Again, I wish you luck.  I pray that you find a good solution.
But please remember that a poor solution to this problem could
well be worse than not solving it at all.

> >It's really no different than people insisting on meaningful telex
> >addresses or meaningful phone numbers.  Any worldwide address needs to
> >be in a universal, widely available, character set.
> It IS different. Japanese are at least as good as Americans to
> create puns and remembering aids for numbers. But there is a
> clear imbalance if English-language people and companies
> can use their names straight, whereas others have to use them
> in a mutilated form.
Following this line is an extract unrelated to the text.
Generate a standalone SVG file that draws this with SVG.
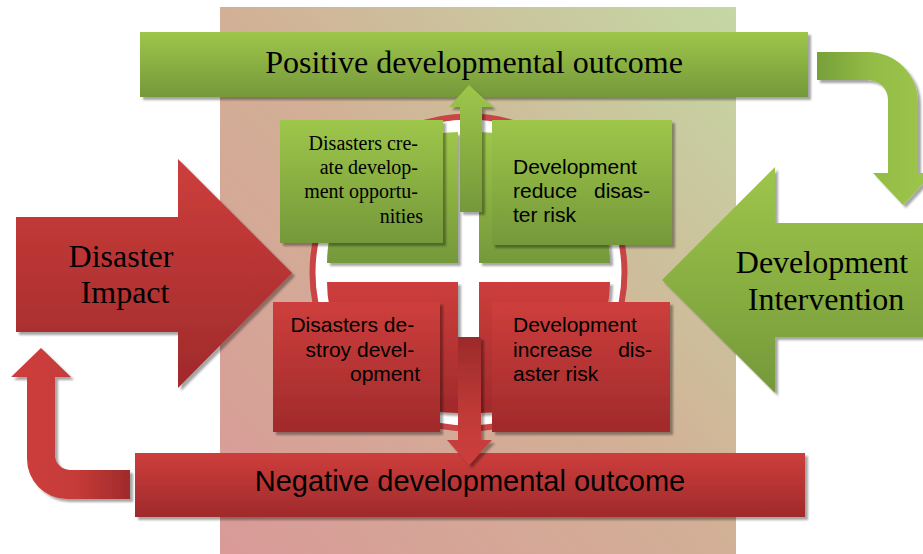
<svg xmlns="http://www.w3.org/2000/svg" width="923" height="554" viewBox="0 0 923 554">
<defs>
<linearGradient id="bg" x1="0" y1="1" x2="1" y2="0">
<stop offset="0" stop-color="#d99a98"/>
<stop offset="0.5" stop-color="#d2b096"/>
<stop offset="1" stop-color="#c4d8a4"/>
</linearGradient>
<linearGradient id="red" x1="0" y1="0" x2="0" y2="1">
<stop offset="0" stop-color="#cd3e3c"/>
<stop offset="1" stop-color="#a02a2b"/>
</linearGradient>
<linearGradient id="green" x1="0" y1="0" x2="0" y2="1">
<stop offset="0" stop-color="#9ec64a"/>
<stop offset="1" stop-color="#75983a"/>
</linearGradient>
<linearGradient id="redH" x1="0" y1="0" x2="1" y2="0">
<stop offset="0" stop-color="#cd3e3c"/>
<stop offset="0.55" stop-color="#c53b39"/>
<stop offset="1" stop-color="#a02a2b"/>
</linearGradient>
<linearGradient id="greenH" x1="0" y1="0" x2="1" y2="0">
<stop offset="0" stop-color="#77a03a"/>
<stop offset="0.5" stop-color="#94bd47"/>
<stop offset="1" stop-color="#9ec64a"/>
</linearGradient>
<linearGradient id="redDown" x1="0" y1="0" x2="0" y2="1">
<stop offset="0" stop-color="#9c2a2a"/>
<stop offset="0.6" stop-color="#c03a38"/>
<stop offset="1" stop-color="#cd3e3c"/>
</linearGradient>
<filter id="sh" x="-10%" y="-10%" width="130%" height="130%">
<feDropShadow dx="3" dy="3" stdDeviation="0.8" flood-color="#000" flood-opacity="0.35"/>
</filter>
</defs>
<style>
.serif{font-family:"Liberation Serif","Times New Roman",serif;fill:#000}
.sans{font-family:"Liberation Sans",Arial,sans-serif;fill:#000}
</style>
<rect x="0" y="0" width="923" height="554" fill="#fff"/>
<rect id="panel" x="220" y="7" width="516" height="547" fill="url(#bg)"/>

<g id="cycle">
<circle cx="468.5" cy="272.5" r="156" fill="#fff" stroke="#c94444" stroke-width="6"/>
<path d="M458,263 V132 A131,131 0 0 0 327,263 Z" fill="url(#green)" filter="url(#sh)"/>
<path d="M479,263 H610 A131,131 0 0 0 479,132 Z" fill="url(#green)" filter="url(#sh)"/>
<path d="M458,282 H327 A131,131 0 0 0 458,413 Z" fill="url(#red)" filter="url(#sh)"/>
<path d="M479,282 V413 A131,131 0 0 0 610,282 Z" fill="url(#red)" filter="url(#sh)"/>
</g>

<g id="box-create">
<rect x="280" y="120" width="163" height="123" fill="url(#green)" filter="url(#sh)"/>
<text class="serif" font-size="20" text-anchor="end">
<tspan x="423" y="150">Disasters cre-</tspan>
<tspan x="423" y="174">ate develop-</tspan>
<tspan x="423" y="198">ment opportu-</tspan>
<tspan x="423" y="223">nities</tspan>
</text>
</g>

<g id="box-reduce">
<rect x="492" y="120" width="180" height="125" fill="url(#green)" filter="url(#sh)"/>
<text class="sans" font-size="21" x="513" y="174">Development</text>
<text class="sans" font-size="21" x="513" y="198">reduce</text>
<text class="sans" font-size="21" x="650" y="198" text-anchor="end">disas-</text>
<text class="sans" font-size="21" x="513" y="222">ter risk</text>
</g>

<g id="box-destroy">
<rect x="273" y="302" width="167" height="130" fill="url(#red)" filter="url(#sh)"/>
<text class="sans" font-size="21" text-anchor="end">
<tspan x="420" y="332">Disasters de-</tspan>
<tspan x="420" y="357">stroy devel-</tspan>
<tspan x="420" y="381">opment</tspan>
</text>
</g>

<g id="box-increase">
<rect x="492" y="302" width="178" height="130" fill="url(#red)" filter="url(#sh)"/>
<text class="sans" font-size="21" x="513" y="332">Development</text>
<text class="sans" font-size="21" x="513" y="357">increase</text>
<text class="sans" font-size="21" x="652" y="357" text-anchor="end">dis-</text>
<text class="sans" font-size="21" x="513" y="381">aster risk</text>
</g>

<g id="positive-outcome">
<rect x="140" y="32" width="668" height="65" fill="url(#green)" filter="url(#sh)"/>
<text class="serif" font-size="32" x="474" y="73" text-anchor="middle">Positive developmental outcome</text>
</g>

<g id="negative-outcome">
<rect x="135" y="453" width="670" height="64" fill="url(#red)" filter="url(#sh)"/>
<text class="sans" font-size="29" x="470" y="491" text-anchor="middle">Negative developmental outcome</text>
</g>

<g id="disaster-impact">
<path d="M16,217 H178 V159 L292,273 L178,388 V332 H16 Z" fill="url(#red)" filter="url(#sh)"/>
<text class="serif" font-size="32" text-anchor="middle">
<tspan x="125" y="267">Disaster</tspan>
<tspan x="125" y="303">Impact</tspan>
</text>
</g>

<g id="development-intervention">
<path d="M925,223 H775 V167 L662,280 L775,393 V337 H925 Z" fill="url(#green)" filter="url(#sh)"/>
<text class="serif" font-size="32" text-anchor="middle">
<tspan x="826" y="273">Development</tspan>
<tspan x="826" y="310">Intervention</tspan>
</text>
</g>

<g id="connectors">
<path id="loop-top-right" d="M817,52 H868 A50,50 0 0 1 918,102 V173 H933 L903,205 L873,173 H888 V100 A20,20 0 0 0 868,80 H817 Z" fill="url(#greenH)" filter="url(#sh)"/>
<path id="loop-bottom-left" d="M130,470 H70 A15,15 0 0 1 55,455 V377 H71 L41,348 L11,377 H27 V459 A40,40 0 0 0 67,499 H130 Z" fill="url(#redH)" filter="url(#sh)"/>
<path id="arrow-up" d="M469,85 L493,107 H482 V212 H460 V107 H449 Z" fill="url(#green)" filter="url(#sh)"/>
<path id="arrow-down" d="M458,337 H481 V440 H492 L469,465 L447,440 H458 Z" fill="url(#redDown)" filter="url(#sh)"/>
</g>
</svg>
For domain names and email addresses,
> there has to be a number only (or ASCII only) form, but
> for document names and such, there is no such need.

I see your point, but I think that the solution (as in the case of
telephone numbers) is not to change the address, but to build a
directory.  Perhaps those that don't ordinarily use latin characters
have more incentive to build it, but the rest of us will find it
useful nonetheless.

> >Right.  My point is that things are just going to go more in this
> >direction.  Even though it's ugly, it's the best solution (and also
> >the path of least resistance).
> The tools you mention need something to start with.

The trick is to get things going in the right direction, so that we
don't paint ourselves into another corner.